My end result is less than perfect but is more than fine for my uses and can dual as the multi use terrain piece I wanted. The painting was very easy taking no more a hour or so to base coat, coat with my go to woodland scenic's umber,and go back and dry brush the thing. with one overnight dry period it still took me 4 evenings, instead of the two I was envisioning but another Hirst Lesson learned.




If you want to build this piece, and are not an experienced caster..I suggest you buy the blocks already cast from several vendors out there that sell licensed Hirst blocks, and then follow the directions and you will have a great build on your hands in no time. If you want to re-invent the wheel like find myself doing more often than not...then cheers to you man!.



(Here's the stripped down version of the build here, and why I didnt want to attach the floors to the walls)

6 comments:

Chicago Terrain Factory said...

Nice work John. The statues and base work are all good touches.

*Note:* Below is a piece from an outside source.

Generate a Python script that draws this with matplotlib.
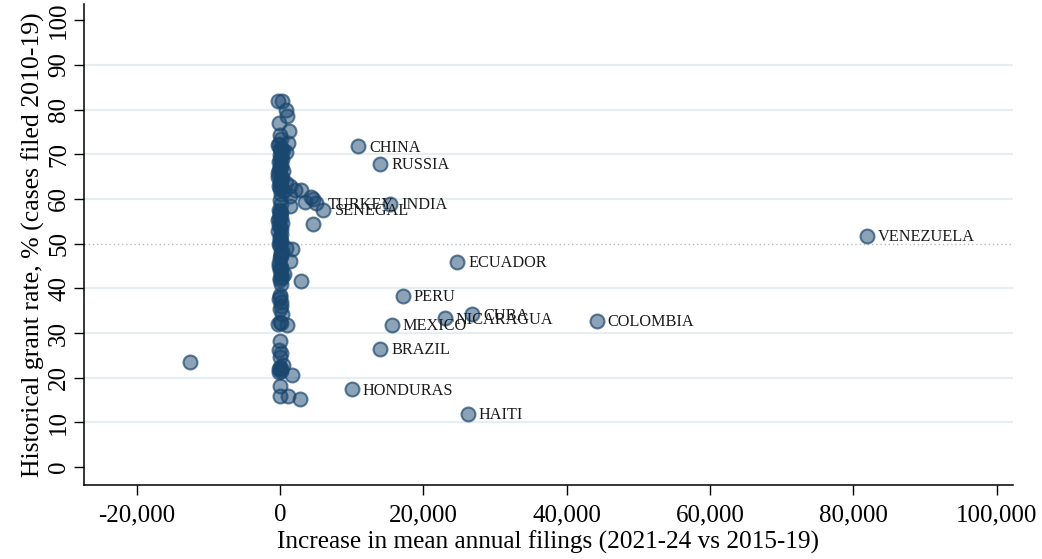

I too have all the bricks cast for this project but have never gotten around to actually putting it all together. I forget how many years the bricks have been sitting in a box...

Tim Kulinski said...

John,

Nice man, when I did mine I used the Castle Kits already cast bricks, it was still a pain even following the directions. I built my buddies kit a few months later and that went together better, but it was still a pain.

Nice work though

Domus said...

Looks good!

I have a specific love-hate relationship with this mold.

Hirst arts is what ultimately led me to Warhammer. I found the Hirst-Arts site and that cool cathedral and Warhammer was found soon after.

Roughly 2004, I ordered this mold and started casting. Got it all cast. Then I spent a day assembling. Not bad - got it done easily. The next Saturday - I got out an 'el cheapo' plastic tablecloth from Walmart out and began painting. Once my masterpiece was completely I let it sit out on the tablecloth, on my dining room table to dry.

Imagine my horror as I watched, from the other room, our 2 cats chase each other - jump up on the table & go running off - pulling the tablecloth with them. It's like my life went in Slo-Mo as I watched my piece get dragged off of the table and shattered into numerous pieces (cast out of plaster of paris).

And no, I didn't hurt the animals (but did go drink a few beers!).

Scott said...

Looks good John. I've often wondered about giving the Hirst products a go, but I am always put off at the idea of having to cast up all the bits before you can make it... I more a Densefoam and foamcard man myself. Then theres the cost, you have to buy the mould then all the plaster... but hey, horses for courses, mucho kudos for sticking with it and getting a fine looking result!

Jamie said...

Great work John. I like that you made it modular. Definitely looks fantastic.

Jamie said...

Looks great. I like the modular nature of it although having assembled one of these as well I can only imagine the pain it must have been.